Position: ML/AI Architect
Location: Gaithersburg, MD(Hybrid 3 Day per Week)
This position requires a deep understanding of cloud-native ML/AI Ops methodologies and technologies, AWS infrastructure, State-of-the-art (SOTA) Foundation Models and AWS GenAI Services, and the unique demands of regulated industries, making it a cornerstone of our success in delivering impactful solutions to the pharmaceutical industry.
Accountabilities:
Operational Excellence
- Lead by example in creating high-performance, mission-focused and interdisciplinary teams/culture founded on trust, mutual respect, growth mentalities, and an obsession for building extraordinary products with extraordinary people.
- Drive the creation of proactive capability and process enhancements that ensures enduring value creation and analytic compounding interest.
- Design and implement resilient cloud ML/AI operational capabilities to improve our system Abilities (Learnability, Flexibility, Extendibility, Interoperability, Scalability).
- Drive precision and systemic cost efficiency, optimized system performance, and risk mitigation with a data-driven strategy, comprehensive analytics, and predictive capabilities at the tree-and-forest level of our ML/AI systems, workloads and processes.
ML/AI Cloud Operations and Engineering
- Architect and implement scalable AWS ML/AI cloud infrastructure in a multi-tenant SaaS environment.
- Establish governance frameworks for ML/AI infrastructure management and ensure compliance with industry standard processes.
- Ensure principled and methodical validation pathways and a Well Architected Framework for Embryonic Research (WAFER) similar to and building on AWS s Well Architected Framework (WAF) for all early stage product and operational GenAI PoC s across the organization.
- Oversee ML/AI related Kubernetes (k8s) cluster management and provide guidance on alternative ML/AI workflow orchestration options such as Argo vs Kubeflow, and ML/AI data pipeline creation, management and governance with tools like Airflow.
- Employ AWS CDK (TypeScript), Projen, and Argo CD to automate infrastructure deployment and management.
- Help set the strategy and manage the tactical balance between framework and platform experimentation and democratization with standardization and centralized management and governance
- Conduct cost-benefit analyses and formal processes for selection and utilization of foundation models, evaluating their architectures, performance, and costs.
- Work with multiple teams to ensure that the platform meets organizational needs and scales effectively.
Personal Attributes:
- Customer-obsessed and passionate about building products that solve real-world problems.
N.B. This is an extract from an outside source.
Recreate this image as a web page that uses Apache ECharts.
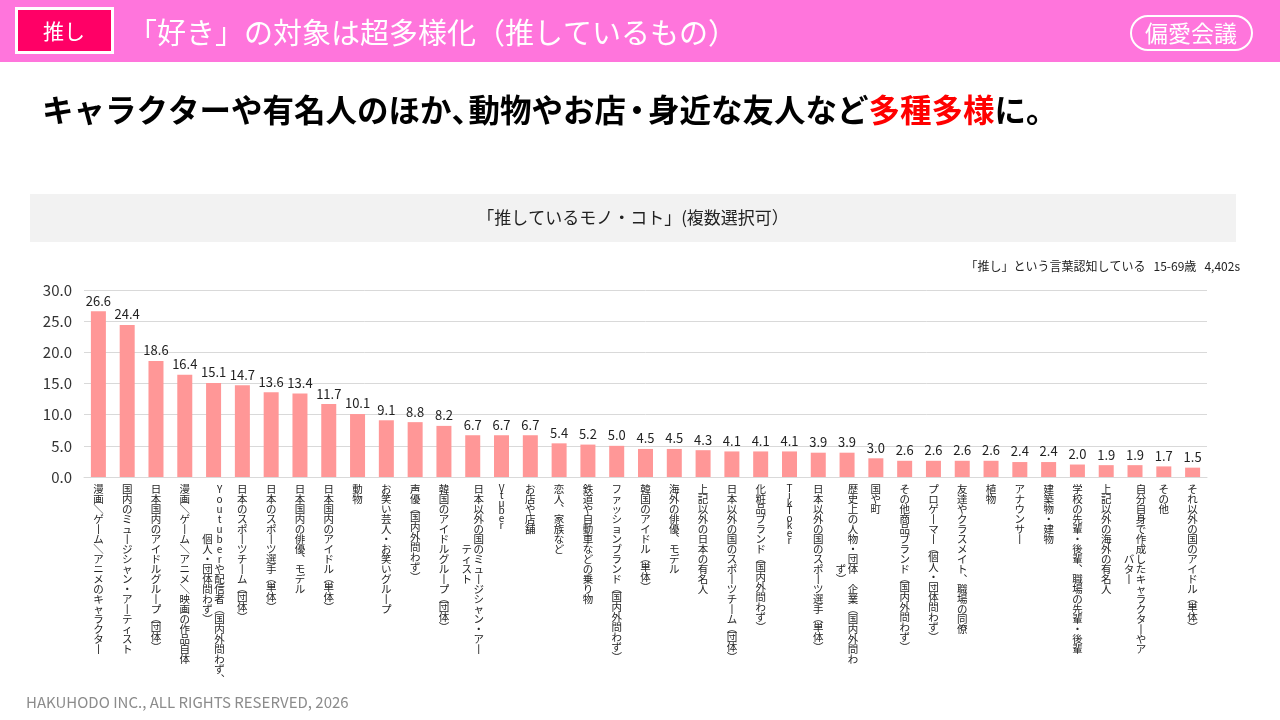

- Highly organized and diligent, with the ability to manage multiple initiatives and deadlines.
- Collaborative and inclusive, fostering a positive team culture where creativity and innovation thrive.
Essential Skills/Experience:
- HS Diploma and 5 years of experience in Engineering/IT solutions OR BA/BS
- Minimum of 5 years in cloud infrastructure design and management roles.
- Deep understanding of the Data Science Lifecycle (DSLC) and the ability to shepherd data science projects from inception to production within the platform architecture.
- Expert in Typescript, AWS CDK, Projen, and Argo CD and other Cloud Infrastructure CI/CD Tools
- Extensive experience in managing Kubernetes clusters for ML workflows.
- Solid understanding of foundation models and their applications in ML/AI solutions.
- Strong background in AWS DevOps practices and cloud architecture.
- Deep knowledge of AWS services (Bedrock, Sagemaker, EC2, S3, RDS, Lambda, etc) and hands-on design and implementation cloud systems (microservices architecture, API design, and database management (SQL/NoSQL))
- Experience with monitoring and optimizing cloud infrastructure for scalability and cost-efficiency.
- Ability to collaborate effectively with engineering, design, product, science and security teams.
- Strong written and verbal communication skills for reporting and documentation.
- Demonstrated ability to manage large-scale, complex projects across an organization.
- Proven experience in conducting performance and cost analyses of AWS infrastructure and ML/AI models.